Small-bore reform won’t cut it: Joseph Stiglitz says it’s time to “rewrite the rules” of the U.S. economy

By Elias Isquith – November 4, 2015


Earlier this year, Hillary Rodham Clinton gave a clear signal to those who’d notice that her second presidential campaign’s economic policies would be what Vox’s Matt Yglesias has called “paleoliberalism.” And while the phrase may be too clever by half, it got the basic thrust of her policies right. Namely, Clinton would drift away from the market-first neoliberalism of her husband or President Obama and champion using government to fix an economy system she’s described as “rigged.”

It’s too early in the campaign to judge whether Clinton is truly moving back toward an unapologetic embrace of a New Deal-era vision of government. But the signs so far are pretty good; even Robert Kuttner, a frequent critic of Democratic timidity, described a speech on the economy she delivered in July as “exemplary.” Still, Clinton has not laid out a retinue of major economic reforms, choosing instead to address issues piece-by-piece.

That’s the safe move from a political standpoint; and it may be more in keeping with Clinton’s temperament. But if you want to get a sense of what that more-sweeping vision might look like, take a look at “Rewriting the Rules of the American Economy: An Agenda for Growth and Shared Prosperity,” the new book from Joseph Stiglitz, the chief economist for the Roosevelt Institute and Nobel Prize winner, based in part on a report that the Institute released to great fanfare earlier this year.

Recently, Salon spoke with Stiglitz over the phone about the book, why he thinks this is such a special time for economic reform, and how he sees his role as an economist within the broader political movement against inequality. Our conversation is below and has been edited for clarity and length.
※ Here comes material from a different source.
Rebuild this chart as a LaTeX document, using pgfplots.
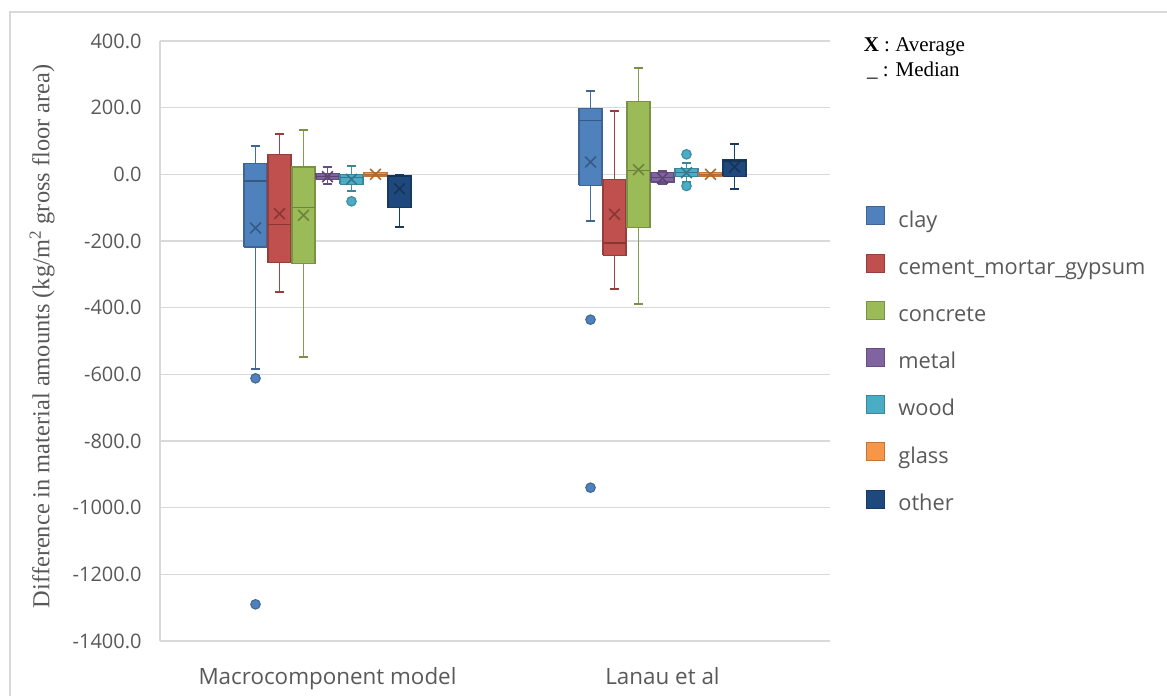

Why do you think now is the right time for activists and experts and policymakers to push for major changes to our economic system? Why is it better to go big now rather than focus on incremental reform?

I think it’s a good moment because, finally, the accumulation of the failures of the experiments that we describe beginning around 1980 [trickle-down economics] are becoming abundantly clear. And as a result, that is being picked up already by [presidential] political candidates, reflected by the dissatisfaction expressed on parts of the right.

So about that “experiment” — what do we now know about the economy that we didn’t know 30 years ago?

There are a couple of insights. One is about the view of a trade-off, where you could get more equality only at the expense of economic performance. The perspective today is actually that inequality can be very adverse to economic performance. And this view has moved from being the left-wing position to very much a mainstream position. The IMF, for example, is strongly pushing that view.

What’s another insight about the economy that we didn’t know before but know now?

There was once a belief … that there was a natural arc of history; that as economies [grew], they became more equal. A lot of people just assume the economy was going to be like it was in the decades after World War II; a kind of shared prosperity.

Now, we know that that is not inevitable; it really depends on the policies. If you pursue the wrong policies, you wind up with a small group getting all the benefits of economic growth. [John F.] Kennedy would say, “A rising tide lifts all boats.” No one would say that today.